Pour tirer la quintessence des moteurs turbo, les instructeurs nous ont aidés à prendre les trajectoires et les régimes moteurs appropriés. Mais gare au maniement peu précis des leviers de vitesse des R5, R11 et R18. Les vitesses de ces mamies sont à passer tranquillement ! Pour chacune, un ou deux rapports accrochent ce qui a compliqué l’exercice. Cela devenait plus facile sur la Renault 21 et la Safrane même s’il y a toujours eu un rapport un peu rebelle. Autre grief, il n’y avait pour la plupart des modèles pas de direction assistée. L’absence de cet équipement (hors Renault Safrane et R21) s’est faite surtout ressentir à très basse vitesse, cela devenait ensuite acceptable pour un nouvel automobiliste à l’exception de la Renault 18 pour laquelle changer un rapport dans un virage n’est pas une mince affaire.

Toutes ces imperfections n’ont pas gâché le plaisir en tout cas, bien au contraire et j’ai été gratifié de belles accélérations durant tous ces essais.

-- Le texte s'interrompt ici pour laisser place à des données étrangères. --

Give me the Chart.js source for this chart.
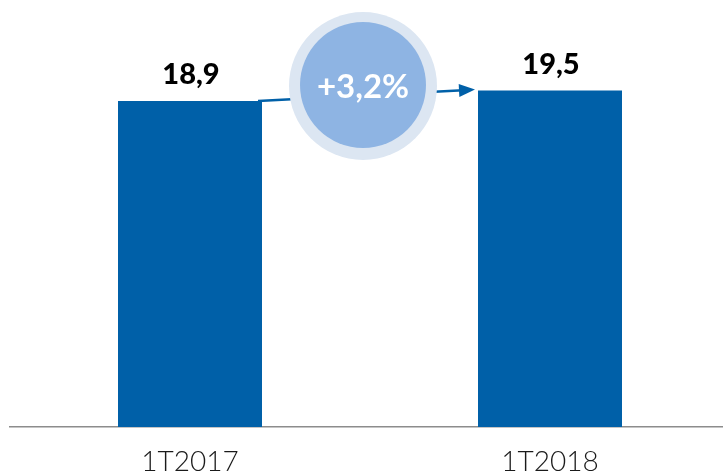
<!DOCTYPE html>
<html lang="pt">
<head>
    <meta charset="UTF-8">
    <title>1T2017 vs 1T2018</title>
    <script src="https://cdn.jsdelivr.net/npm/chart.js@4.4.1/dist/chart.umd.min.js"></script>
    <style>
        html, body { margin: 0; padding: 0; background: #fff; overflow: hidden; }
        #wrap { width: 730px; height: 473px; }
    </style>
</head>
<body>
    <div id="wrap"><canvas id="chart"></canvas></div>

    <script>
        const categories = ['1T2017', '1T2018'];
        const values = [18.9, 19.5];
        const valueLabels = ['18,9', '19,5'];
        const changeLabel = '+3,2%';

        const barBlue = '#0060a8';

        // labels above bars + growth bubble with arrow
        const overlay = {
            id: 'overlay',
            afterDatasetsDraw(chart) {
                const ctx = chart.ctx;
                const bars = chart.getDatasetMeta(0).data;
                const b1 = bars[0].getProps(['x', 'y', 'width'], true);
                const b2 = bars[1].getProps(['x', 'y', 'width'], true);

                ctx.save();
                ctx.fillStyle = '#000';
                ctx.font = '900 29px Lato';
                ctx.textAlign = 'center';
                ctx.textBaseline = 'alphabetic';
                ctx.fillText(valueLabels[0], b1.x + 1, b1.y - 17);
                ctx.fillText(valueLabels[1], b2.x + 1, b2.y - 17);

                // arrow from bar 1 to bar 2
                const x0 = b1.x + b1.width / 2 - 4, y0 = b1.y;
                const x1 = b2.x - b2.width / 2 - 3, y1 = b2.y - 1;
                const ang = Math.atan2(y1 - y0, x1 - x0);
                ctx.strokeStyle = barBlue;
                ctx.lineWidth = 2.5;
                ctx.beginPath();
                ctx.moveTo(x0, y0);
                ctx.lineTo(x1 - 12 * Math.cos(ang), y1 - 12 * Math.sin(ang));
                ctx.stroke();
                ctx.fillStyle = barBlue;
                ctx.beginPath();
                ctx.moveTo(x1, y1);
                ctx.lineTo(x1 - 16 * Math.cos(ang) + 6.5 * Math.sin(ang), y1 - 16 * Math.sin(ang) - 6.5 * Math.cos(ang));
                ctx.lineTo(x1 - 16 * Math.cos(ang) - 6.5 * Math.sin(ang), y1 - 16 * Math.sin(ang) + 6.5 * Math.cos(ang));
                ctx.closePath();
                ctx.fill();

                // bubble
                const cx = (b1.x + b2.x) / 2 - 7, cy = 86;
                ctx.fillStyle = '#dce6f2';
                ctx.beginPath();
                ctx.arc(cx, cy, 74, 0, Math.PI * 2);
                ctx.fill();
                ctx.fillStyle = '#8eb4e3';
                ctx.beginPath();
                ctx.arc(cx, cy - 1, 63, 0, Math.PI * 2);
                ctx.fill();

                ctx.fillStyle = '#fff';
                ctx.font = 'bold 33px Lato';
                ctx.textBaseline = 'middle';
                ctx.fillText(changeLabel, cx, cy + 1);
                ctx.restore();
            }
        };

        new Chart(document.getElementById('chart'), {
            type: 'bar',
            data: {
                labels: categories,
                datasets: [{
                    data: values,
                    backgroundColor: barBlue,
                    borderWidth: 0,
                    categoryPercentage: 1,
                    barPercentage: 0.4
                }]
            },
            options: {
                responsive: true,
                maintainAspectRatio: false,
                animation: false,
                layout: { padding: { left: 10, right: 0, top: 0, bottom: 0 } },
                plugins: {
                    legend: { display: false },
                    tooltip: { enabled: false }
                },
                scales: {
                    x: {
                        grid: { display: false, drawTicks: false },
                        border: { display: true, color: '#8c8c8c', width: 1.5 },
                        ticks: {
                            color: '#1a1a1a',
                            font: { family: 'Lato', size: 28, weight: '300' },
                            padding: 18
                        },
                        afterFit(scale) { scale.height = 46; }
                    },
                    y: {
                        display: false,
                        min: 0,
                        max: 24.75
                    }
                }
            },
            plugins: [overlay]
        });
    </script>
</body>
</html>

Pour conclure, mes favorites

Et non ce n’est pas une Skoda ! J’ai apprécié particulièrement les plus petites Renault. La configuration de l’essai n’est sans doute pas étranger à cela ; un essai sur route et autoroute aurait rebattu les cartes. En tout cas la R5 Turbo m’a tout simplement bluffé et je comprends l’engouement de l’époque. Sa légèreté, sa puissance, son efficacité procure un grand plaisir. Malheureusement il est trop tard pour en trouver une d’origine en bon état et à un prix abordable car bon nombre ont fini accidentées ou massacrées par des fous de tuning. Comptez actuellement plus de 100.000 € pour une Turbo 1 et 75.000 € pour une Turbo 2 ! Moins radicale, la R5 GT turbo est facile à conduire, maniable, puissante (120 chevaux) et légère (830 kg) ce qui permet de s’amuser rapidement à son volant. Il faut tout de même compter plus de 15.000 € pour en dénicher une. La R9 (et sa sœur R11) par conséquent) est une belle surprise. Derrière une robe très sage, voire quelconque, se cache une sportive de 115 chevaux et 930 kg presque aussi joueuse qu’une R5 GT Turbo.